Chart performance for Seasons in the Abyss
| Chart (1990) | Peak position |
|---|---|
| Australian Albums (ARIA) | 58 |
| Austrian Albums (Ö3 Austria) | 29 |
| Dutch Albums (Album Top 100) | 69 |
| Irish Albums (The International Federation of the Phonographic Industry) | 10 |
| Finnish Albums (The Official Finnish Charts) | 12 |
| German Albums (Offizielle Top 100) | 19 |
| Swedish Albums (Sverigetopplistan) | 47 |
| UK Albums (Official Charts) | 18 |
| US Billboard 200 | 40 |

| Chart (2006) | Peak position |
|---|---|
| UK Rock & Metal Albums (Official Charts) | 16 |

| Chart (2025–2026) | Peak position |
|---|---|
| Greek Albums (IFPI) | 35 |

==Certifications==

| Region | Certification | Certified units/sales |
| Canada (Music Canada) | Gold | 50,000^{^} |
| United States (RIAA) | Gold | 500,000^{^} |
^{^} Shipments figures based on certification alone.

==Cover versions==

A Christmas-themed version of "Seasons in the Abyss", titled "Seasons Greetings in the Abyss", was released by Sleigher, a homophone of Slayer.

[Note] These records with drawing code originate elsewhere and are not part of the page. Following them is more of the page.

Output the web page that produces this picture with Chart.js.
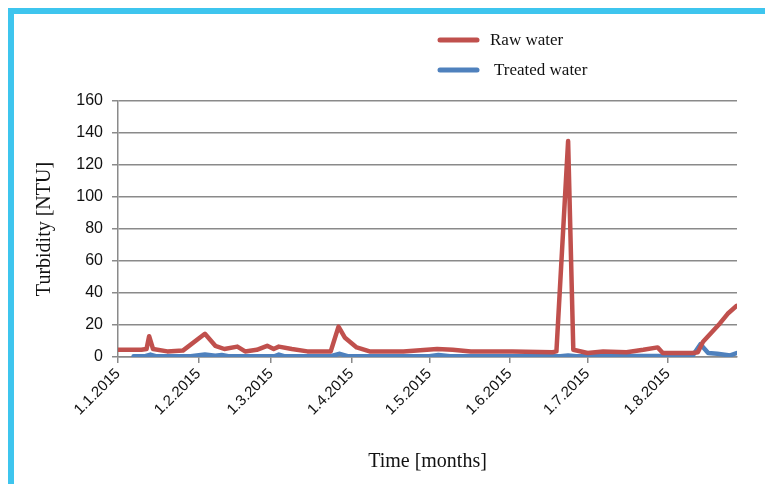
<!DOCTYPE html>
<html>
<head>
<meta charset="utf-8">
<script src="https://cdn.jsdelivr.net/npm/chart.js@4"></script>
<style>
  html, body { margin: 0; padding: 0; background: #fff; }
  #wrap { position: relative; width: 765px; height: 484px; }
  #frame {
    position: absolute; left: 8px; top: 8px; right: -10px; bottom: -10px;
    border-left: 6px solid #3ec5ee; border-top: 6px solid #3ec5ee;
    pointer-events: none;
  }
</style>
</head>
<body>
<div id="wrap">
  <canvas id="turbidityChart" width="765" height="484"></canvas>
  <div id="frame"></div>
</div>
<script>
// month ticks (day of year, Jan 1 = 0)
const monthStartDays = [0, 31, 59, 90, 120, 151, 181, 212];
const monthLabels = ['1.1.2015', '1.2.2015', '1.3.2015', '1.4.2015', '1.5.2015', '1.6.2015', '1.7.2015', '1.8.2015'];
const yTicks = [0, 20, 40, 60, 80, 100, 120, 140, 160];

// Raw water
const rawDays = [0, 9, 11, 12, 13.5, 19, 25, 33.5, 37.5, 41, 46, 49, 53.5, 57.5, 60, 62, 67, 73, 82, 85, 87.5, 92, 97, 110, 123, 129, 136, 152, 167.5, 169, 173.5, 175.5, 181, 187, 196, 202.5, 208, 210, 221.5, 223.5, 225.5, 232, 235, 238.5];
const rawValues = [4.5, 4.5, 5, 13, 5, 3.5, 4, 14.5, 7, 5, 6.5, 3.5, 4.5, 7, 5, 6.5, 5, 3.5, 3.5, 19, 12, 6, 3.5, 3.5, 5, 4.5, 3.5, 3.5, 3, 3.5, 135, 4.5, 2.5, 3.5, 3, 4.5, 6, 2.5, 2.5, 3, 9.5, 21, 27, 32];

// Treated water
const treatedDays = [6, 10.5, 12.5, 14.5, 28, 33.5, 37.5, 40, 42.5, 60.5, 62, 64, 82, 85.5, 88.5, 120, 123.5, 128, 170.5, 173.5, 176.5, 221.5, 224.5, 227.5, 231, 236, 238.5];
const treatedValues = [0.5, 0.5, 1.5, 0.5, 0.5, 1.5, 0.8, 1.2, 0.5, 0.5, 1.5, 0.5, 0.5, 2, 0.5, 0.5, 1.3, 0.5, 0.5, 1, 0.5, 0.8, 8, 2.5, 2, 1, 2.5];

const toPoints = (xs, ys) => xs.map((x, i) => ({ x: x, y: ys[i] }));

const gridColor = '#8a8a8a';
const serif = '"Liberation Serif", "Times New Roman", serif';
const sans = '"Liberation Sans", Arial, sans-serif';

// legend drawn as a vertical list above the plot, like the original
const sideLegend = {
    id: 'sideLegend',
    afterDraw(chart) {
        const ctx = chart.ctx;
        const left = 440, top = 40, rowGap = 30;
        ctx.save();
        chart.data.datasets.forEach((ds, i) => {
            const y = top + i * rowGap;
            ctx.strokeStyle = ds.borderColor;
            ctx.lineWidth = 5;
            ctx.lineCap = 'round';
            ctx.beginPath();
            ctx.moveTo(left, y);
            ctx.lineTo(left + 37, y);
            ctx.stroke();
            ctx.fillStyle = '#111';
            ctx.font = '17px ' + serif;
            ctx.textBaseline = 'middle';
            ctx.fillText(ds.label, left + 50 + i * 4, y + 1);
        });
        ctx.restore();
    }
};

const ctx = document.getElementById('turbidityChart').getContext('2d');
const turbidityChart = new Chart(ctx, {
    type: 'line',
    data: {
        datasets: [{
            label: 'Raw water',
            data: toPoints(rawDays, rawValues),
            borderColor: '#c0504d',
            borderWidth: 4.5,
            borderJoinStyle: 'round',
            borderCapStyle: 'round',
            pointRadius: 0,
            tension: 0,
            fill: false
        }, {
            label: 'Treated water',
            data: toPoints(treatedDays, treatedValues),
            borderColor: '#4f81bd',
            borderWidth: 4.5,
            borderJoinStyle: 'round',
            borderCapStyle: 'round',
            pointRadius: 0,
            tension: 0,
            fill: false
        }]
    },
    options: {
        responsive: false,
        animation: false,
        layout: {
            padding: { top: 101, right: 28, left: 0, bottom: 0 }
        },
        plugins: {
            legend: { display: false },
            tooltip: { enabled: false }
        },
        scales: {
            x: {
                type: 'linear',
                min: 0,
                max: 238.6,
                afterBuildTicks: function (scale) {
                    scale.ticks = monthStartDays.map(v => ({ value: v }));
                },
                afterFit: function (scale) {
                    scale.height = 127;
                },
                grid: {
                    drawOnChartArea: false,
                    drawTicks: true,
                    tickLength: 6,
                    color: gridColor,
                    lineWidth: 1.5
                },
                border: { color: gridColor, width: 1.5 },
                ticks: {
                    autoSkip: false,
                    minRotation: 45,
                    maxRotation: 45,
                    padding: 2,
                    color: '#111',
                    font: { family: sans, size: 15 },
                    callback: function (value, index) {
                        return monthLabels[index];
                    }
                },
                title: {
                    display: true,
                    text: 'Time [months]',
                    color: '#111',
                    font: { family: serif, size: 20 },
                    padding: { top: 4, bottom: 10 }
                }
            },
            y: {
                min: 0,
                max: 160,
                afterBuildTicks: function (scale) {
                    scale.ticks = yTicks.map(v => ({ value: v }));
                },
                afterFit: function (scale) {
                    scale.width = 118;
                },
                grid: {
                    color: gridColor,
                    lineWidth: 1.5,
                    tickLength: 6
                },
                border: { color: gridColor, width: 1.5 },
                ticks: {
                    padding: 9,
                    color: '#111',
                    font: { family: sans, size: 16 }
                },
                title: {
                    display: true,
                    text: 'Turbidity [NTU]',
                    color: '#111',
                    font: { family: serif, size: 20 },
                    padding: { top: 33, bottom: 4 }
                }
            }
        }
    },
    plugins: [sideLegend]
});
</script>
</body>
</html>
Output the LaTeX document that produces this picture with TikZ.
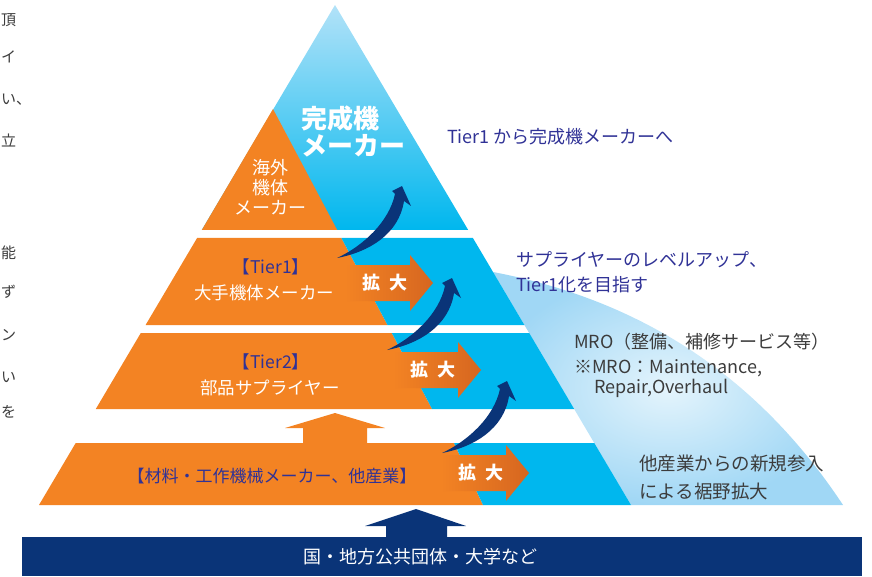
\documentclass[tikz,border=0pt]{standalone}
\usepackage{fontspec}
\setmainfont{Noto Sans CJK JP}
\usetikzlibrary{positioning}

\definecolor{pyorange}{RGB}{243,131,35}
\definecolor{pyorangedk}{RGB}{214,102,32}
\definecolor{pycyan}{RGB}{0,183,238}
\definecolor{pysky}{RGB}{178,226,248}
\definecolor{pyfan}{RGB}{160,215,245}
\definecolor{pyfanlt}{RGB}{228,244,252}
\definecolor{pynavy}{RGB}{10,52,120}
\definecolor{txtblue}{RGB}{48,50,150}
\definecolor{txtgray}{RGB}{60,60,60}

\tikzset{
  txt/.style={inner sep=0pt, font=\fontsize{17.5}{20}\selectfont},
  sidetxt/.style={inner sep=0pt, anchor=west, align=left, font=\fontsize{18}{25}\selectfont},
  kakutxt/.style={inner sep=0pt, text=white, font=\bfseries\fontsize{18}{20}\selectfont},
  edgetxt/.style={inner sep=0pt, anchor=west, text=txtgray, font=\fontsize{15}{17}\selectfont}
}

\begin{document}
\begin{tikzpicture}[x=1pt,y=-1pt]
  \useasboundingbox (0,0) rectangle (872,577);

  % fan behind the pyramid
  \shade[inner color=pyfanlt, outer color=pyfan]
    (493,272) -- (631,505) -- (843,505) .. controls (757,375) and (640,300) .. (493,272) -- cycle;

  % pyramid
  \shade[top color=pysky, bottom color=pycyan] (335,5) -- (468.2,230) -- (201.8,230) -- cycle;
  \fill[pyorange] (273,109) -- (337.2,230) -- (201.8,230) -- cycle;
  \fill[pyorange] (197.1,238) -- (341.4,238) -- (387.5,325) -- (145.6,325) -- cycle;
  \fill[pycyan] (341.4,238) -- (472.9,238) -- (524.4,325) -- (387.5,325) -- cycle;
  \fill[pyorange] (140.8,333) -- (391.8,333) -- (432.1,409) -- (95.8,409) -- cycle;
  \fill[pycyan] (391.8,333) -- (529.2,333) -- (574.2,409) -- (432.1,409) -- cycle;
  \fill[pyorange] (75.7,443) -- (454,443) -- (483,505) -- (39,505) -- cycle;
  \fill[pycyan] (454,443) -- (594.3,443) -- (631,505) -- (483,505) -- cycle;

  % arrows
  \fill[pyorange] (303,443) -- (303,428) -- (285,428) -- (335,413) -- (385,428) -- (367,428) -- (367,443) -- cycle;
  \fill[pynavy] (22,537) rectangle (862,576);
  \fill[pynavy] (386,537) -- (386,526) -- (365,526) -- (416,509) -- (466,526) -- (447,526) -- (447,537) -- cycle;

  \foreach \bx/\ty [count=\i] in {410/283, 458/370, 506/473} {
    \shade[left color=pyorange, right color=pyorangedk]
      (\bx-65,\ty-18) -- (\bx,\ty-18) -- (\bx,\ty-28) -- (\bx+23,\ty) -- (\bx,\ty+28)
      -- (\bx,\ty+18) -- (\bx-65,\ty+18) -- cycle;
    \node (kakudai\i) [kakutxt] at (\bx-25,\ty) {拡\hspace{.45em}大};
  }

  \foreach \tx/\ty in {337/258, 387/350, 442/453} {
    \fill[pynavy, shift={(\tx,\ty)}]
      (0,0) .. controls (32,-6) and (62,-24) .. (67,-57) -- (74,-52) -- (65,-72) -- (55,-67)
      -- (58,-64) .. controls (52,-36) and (26,-12) .. (0,0) -- cycle;
  }

  % labels in the pyramid
  \node (kansei) [inner sep=0pt, anchor=west, align=left, text=white,
    font=\bfseries\fontsize{26}{27}\selectfont] at (301,131) {完成機\\メーカー};
  \node (kaigai) [txt, align=center, text=white, font=\fontsize{18}{20}\selectfont] at (270,187) {海外\\機体\\メーカー};
  \node (tier1) [txt, text=txtblue] at (271,267) {【Tier1】};
  \node (tier1sub) [txt, text=white] at (264,293) {大手機体メーカー};
  \node (tier2) [txt, text=txtblue] at (271,362) {【Tier2】};
  \node (tier2sub) [txt, text=white] at (270,388) {部品サプライヤー};
  \node (base) [txt, text=txtblue, font=\fontsize{17}{20}\selectfont] at (272,476) {【材料・工作機械メーカー、他産業】};
  \node (support) [txt, text=white, font=\fontsize{18}{20}\selectfont] at (420,557) {国・地方公共団体・大学など};

  % side notes
  \node (note1) [sidetxt, text=txtblue] at (447,137) {Tier1 から完成機メーカーへ};
  \node (note2) [sidetxt, text=txtblue] at (516,272) {サプライヤーのレベルアップ、\\Tier1化を目指す};
  \node (mro) [sidetxt, text=txtgray] at (574,342) {MRO（整備、補修サービス等）};
  \node (mronote) [sidetxt, text=txtgray, font=\fontsize{18}{20}\selectfont] at (574,379)
    {※MRO：Maintenance,\\\hspace*{1.1em}Repair,Overhaul};
  \node (newentry) [sidetxt, text=txtgray, font=\fontsize{18.5}{28}\selectfont] at (639,477)
    {他産業からの新規参入\\による裾野拡大};

  % text fragments at the left edge
  \node (edge1) [edgetxt] at (1,20) {頂};
  \node (edge2) [edgetxt] at (1,57) {イ};
  \node (edge3) [edgetxt] at (1,100) {い、};
  \node (edge4) [edgetxt] at (1,140) {立};
  \node (edge5) [edgetxt] at (1,253) {能};
  \node (edge6) [edgetxt] at (1,292) {ず};
  \node (edge7) [edgetxt] at (1,335) {ン};
  \node (edge8) [edgetxt] at (1,377) {い};
  \node (edge9) [edgetxt] at (1,412) {を};
\end{tikzpicture}
\end{document}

The track features festive-themed lyrics, alongside traditionally non-metal instruments such as the tuba. It was performed by Charles Griffiths and Raymond Hearne of Haken, Dan Goldsworthy, who had previously done artwork for bands such as Accept, Jeramie Kling of Venom Inc., Daniel Firth of Cradle of Filth, Rody Walker of Protest the Hero, and Jordan Rudess of Dream Theater. Griffiths commented how the late Slayer guitarist Jeff Hanneman "loved Christmas, so hopefully he would approve."